There is a term that poker players use when they push every one of their chips to the center of the table on a bet of confidence that they have the winning hand: “all in.” As we near the end of Lent and prepare for the high point of our Christian year with Holy Week, we will be reminded again and again in the liturgy that when it comes to each of us Jesus was, and is, all in. He literally poured himself out for us in love, an act of total self-giving that accomplished the redemption. The Catechism of the Catholic Church refers to God’s redeeming love this way: “At the end of the parable of the lost sheep Jesus recalled that God’s love excludes no one: ‘So it is not the will of your Father who is in heaven that one of these little ones should perish.’ . . . The Church, following the apostles, teaches that Christ died for all men without exception: ‘There is not, never has been, and never will be a single human being for whom Christ did not suffer’” (#605). Jesus is all in for all of us.
Knowing this we are moved to respond, even if imperfectly, to this supreme gift of God. If nothing else, we must be grateful. In a sense, true Christianity begins with gratitude at realizing what God has done for me. God wants us to receive the gift and return gratitude.

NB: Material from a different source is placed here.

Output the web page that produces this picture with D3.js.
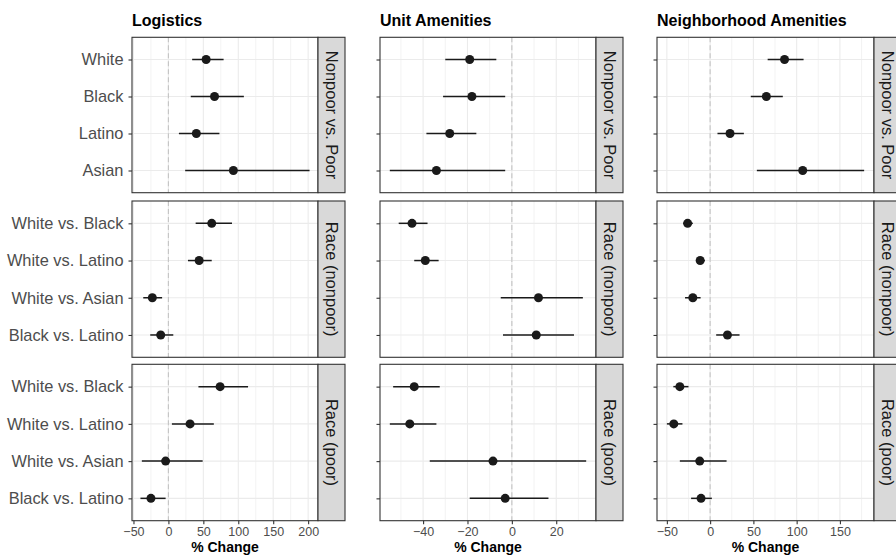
<!DOCTYPE html>
<html>
<head>
<meta charset="utf-8">
<script src="https://cdn.jsdelivr.net/npm/d3@7"></script>
<style>
  body { margin: 0; background: #fff; }
  svg { display: block; font-family: "Liberation Sans", Arial, sans-serif; }
</style>
</head>
<body>
<svg id="chart"></svg>
<script>
// panels (columns) and facet rows
const panels = ["Logistics", "Unit Amenities", "Neighborhood Amenities"];
const groups = ["Nonpoor vs. Poor", "Race (nonpoor)", "Race (poor)"];
const groupCategories = [
  ["White", "Black", "Latino", "Asian"],
  ["White vs. Black", "White vs. Latino", "White vs. Asian", "Black vs. Latino"],
  ["White vs. Black", "White vs. Latino", "White vs. Asian", "Black vs. Latino"]
];

// estimates and 95% intervals, 12 per panel (4 per row, rows in order above)
const logisticsEst = [54, 66, 40, 93, 62, 44, -23, -11, 74, 31, -4, -25];
const logisticsLo  = [34, 32, 15, 24, 39, 28, -36, -26, 43, 5, -38, -40];
const logisticsHi  = [79, 108, 73, 202, 91, 62, -9, 7, 114, 65, 49, -4];

const unitEst = [-19, -18, -28, -34, -45, -39, 12, 11, -44, -46, -8.5, -3];
const unitLo  = [-30, -31, -38.5, -55, -51, -44, -5, -4, -53.5, -55, -37, -19];
const unitHi  = [-7, -3, -16, -3, -38, -33, 32, 28, -32.5, -34, 33.5, 16.5];

const neighEst = [86, 65, 23, 107, -26, -11.5, -20, 20, -35, -42, -12, -10.5];
const neighLo  = [66.5, 47, 8.5, 54, -31, -16, -29, 7, -42.5, -50, -35, -22];
const neighHi  = [108, 84, 39, 178, -20, -6, -11, 34, -25, -32, 19, 2];

// x tick labels for each panel
const logisticsTicks = [-50, 0, 50, 100, 150, 200];
const unitTicks = [-40, -20, 0, 20];
const neighTicks = [-50, 0, 50, 100, 150];

const estimates = [logisticsEst, unitEst, neighEst];
const lows = [logisticsLo, unitLo, neighLo];
const highs = [logisticsHi, unitHi, neighHi];
const tickSets = [logisticsTicks, unitTicks, neighTicks];

// layout
const W = 896, H = 556;
const panelX = [[132, 318], [380, 596], [657, 874]];
const rowY = [[37.3, 192.7], [201, 357.3], [364.3, 520.7]];
const stripW = 27;

const svg = d3.select("#chart").attr("width", W).attr("height", H);
const fmt = d3.format("d");

panels.forEach((title, p) => {
  const all = lows[p].concat(highs[p]);
  const [mn, mx] = d3.extent(all);
  const pad = (mx - mn) * 0.05;
  const x = d3.scaleLinear().domain([mn - pad, mx + pad]).range(panelX[p]);
  const ticks = tickSets[p];
  const step = ticks[1] - ticks[0];
  const minor = d3.range(ticks[0] - step / 2, mx + pad, step).filter(v => v > mn - pad);

  const g = svg.append("g");

  // column title
  g.append("text")
    .attr("x", panelX[p][0])
    .attr("y", 26)
    .attr("font-size", 16)
    .attr("font-weight", "bold")
    .attr("fill", "#000")
    .text(title);

  groups.forEach((grp, r) => {
    const cats = groupCategories[r];
    const y = d3.scalePoint().domain(cats).range(rowY[r]).padding(0.6);
    const [y0, y1] = rowY[r];
    const rows = cats.map((c, i) => ({
      cat: c,
      est: estimates[p][r * 4 + i],
      lo: lows[p][r * 4 + i],
      hi: highs[p][r * 4 + i]
    }));

    const pg = g.append("g");

    pg.append("rect")
      .attr("x", panelX[p][0]).attr("y", y0)
      .attr("width", panelX[p][1] - panelX[p][0]).attr("height", y1 - y0)
      .attr("fill", "#fff");

    // minor grid
    pg.selectAll(".minor").data(minor).join("line")
      .attr("x1", d => x(d)).attr("x2", d => x(d))
      .attr("y1", y0).attr("y2", y1)
      .attr("stroke", "#ebebeb").attr("stroke-width", 0.6);

    // major grid
    pg.selectAll(".major").data(ticks).join("line")
      .attr("x1", d => x(d)).attr("x2", d => x(d))
      .attr("y1", y0).attr("y2", y1)
      .attr("stroke", "#ebebeb").attr("stroke-width", 1.1);

    pg.selectAll(".hgrid").data(cats).join("line")
      .attr("x1", panelX[p][0]).attr("x2", panelX[p][1])
      .attr("y1", d => y(d)).attr("y2", d => y(d))
      .attr("stroke", "#ebebeb").attr("stroke-width", 1.1);

    // zero reference
    pg.append("line")
      .attr("x1", x(0)).attr("x2", x(0))
      .attr("y1", y0).attr("y2", y1)
      .attr("stroke", "#c4c4c4").attr("stroke-width", 1.1)
      .attr("stroke-dasharray", "5,3");

    // intervals
    pg.selectAll(".ci").data(rows).join("line")
      .attr("x1", d => x(d.lo)).attr("x2", d => x(d.hi))
      .attr("y1", d => y(d.cat)).attr("y2", d => y(d.cat))
      .attr("stroke", "#1a1a1a").attr("stroke-width", 1.5);

    // points
    pg.selectAll(".pt").data(rows).join("circle")
      .attr("cx", d => x(d.est)).attr("cy", d => y(d.cat))
      .attr("r", 4.5)
      .attr("fill", "#1a1a1a");

    // panel border
    pg.append("rect")
      .attr("x", panelX[p][0]).attr("y", y0)
      .attr("width", panelX[p][1] - panelX[p][0]).attr("height", y1 - y0)
      .attr("fill", "none").attr("stroke", "#333").attr("stroke-width", 1.1);

    // strip
    pg.append("rect")
      .attr("x", panelX[p][1]).attr("y", y0)
      .attr("width", stripW).attr("height", y1 - y0)
      .attr("fill", "#d9d9d9").attr("stroke", "#333").attr("stroke-width", 1.1);
    pg.append("text")
      .attr("transform", `translate(${panelX[p][1] + stripW / 2},${(y0 + y1) / 2}) rotate(90)`)
      .attr("text-anchor", "middle")
      .attr("dy", "0.35em")
      .attr("font-size", 16.5)
      .attr("fill", "#1a1a1a")
      .text(grp);

    // y axis
    const ya = pg.append("g")
      .attr("transform", `translate(${panelX[p][0]},0)`)
      .call(d3.axisLeft(y).tickSize(3.5).tickPadding(5)
        .tickFormat(p === 0 ? (d => d) : () => ""));
    ya.select(".domain").remove();
    ya.selectAll("line").attr("stroke", "#333").attr("stroke-width", 1.1);
    ya.selectAll("text").attr("font-size", 16.4).attr("fill", "#4d4d4d")
      .attr("font-family", "Liberation Sans, Arial, sans-serif");

    // x axis on bottom row only
    if (r === groups.length - 1) {
      const xa = pg.append("g")
        .attr("transform", `translate(0,${y1})`)
        .call(d3.axisBottom(x).tickValues(ticks).tickSize(3.5).tickPadding(3).tickFormat(fmt));
      xa.select(".domain").remove();
      xa.selectAll("line").attr("stroke", "#333").attr("stroke-width", 1.1);
      xa.selectAll("text").attr("font-size", 12.5).attr("fill", "#4d4d4d")
        .attr("font-family", "Liberation Sans, Arial, sans-serif");

      pg.append("text")
        .attr("x", (panelX[p][0] + panelX[p][1]) / 2)
        .attr("y", 552)
        .attr("text-anchor", "middle")
        .attr("font-size", 14)
        .attr("font-weight", "bold")
        .attr("fill", "#000")
        .text("% Change");
    }
  });
});
</script>
</body>
</html>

This is exemplified in the account of Jesus’ healing of the ten lepers, in which only one returns praising God and to thank Jesus (Lk 17:11-19).
Along with gratitude, we are moved by love and grace to respond to love with love, to make a gift of ourselves to God; or, in the words of St. Paul, to allow ourselves to be possessed by Christ (cf. Phil 3:12). In his letter to the Galatians, Paul would say that by faith, he had been “crucified with Christ” and henceforth “it is no longer I who live, but Christ who lives in me; and the life I now live in the flesh I live by faith in the Son of God, who loved me and gave himself for me” (Gal 2:20). In other words, when it came to his new life in Jesus Christ, St. Paul was all in.
The Church, led by the Holy Spirit, uses these days and the liturgy to prepare us to go “all in” too. The inspired Word of God in the readings stirs our faith; the liturgies which draw us into the Paschal Mystery of Jesus’ Passion, death and Resurrection, fill our minds and hearts with the grace of God’s life and love. The sacrament of Reconciliation allows God to remove the sins that impede us from responding to God and making a gift of ourselves in our daily lives. We are moved to gratitude, adoration, to respond in our words and with our hearts.
I earnestly hope that all throughout our diocese will attend the liturgies of Holy Week as a response to God’s great love for us. I especially urge families to attend together. May we all, with joy and thanksgiving, determine to go all in.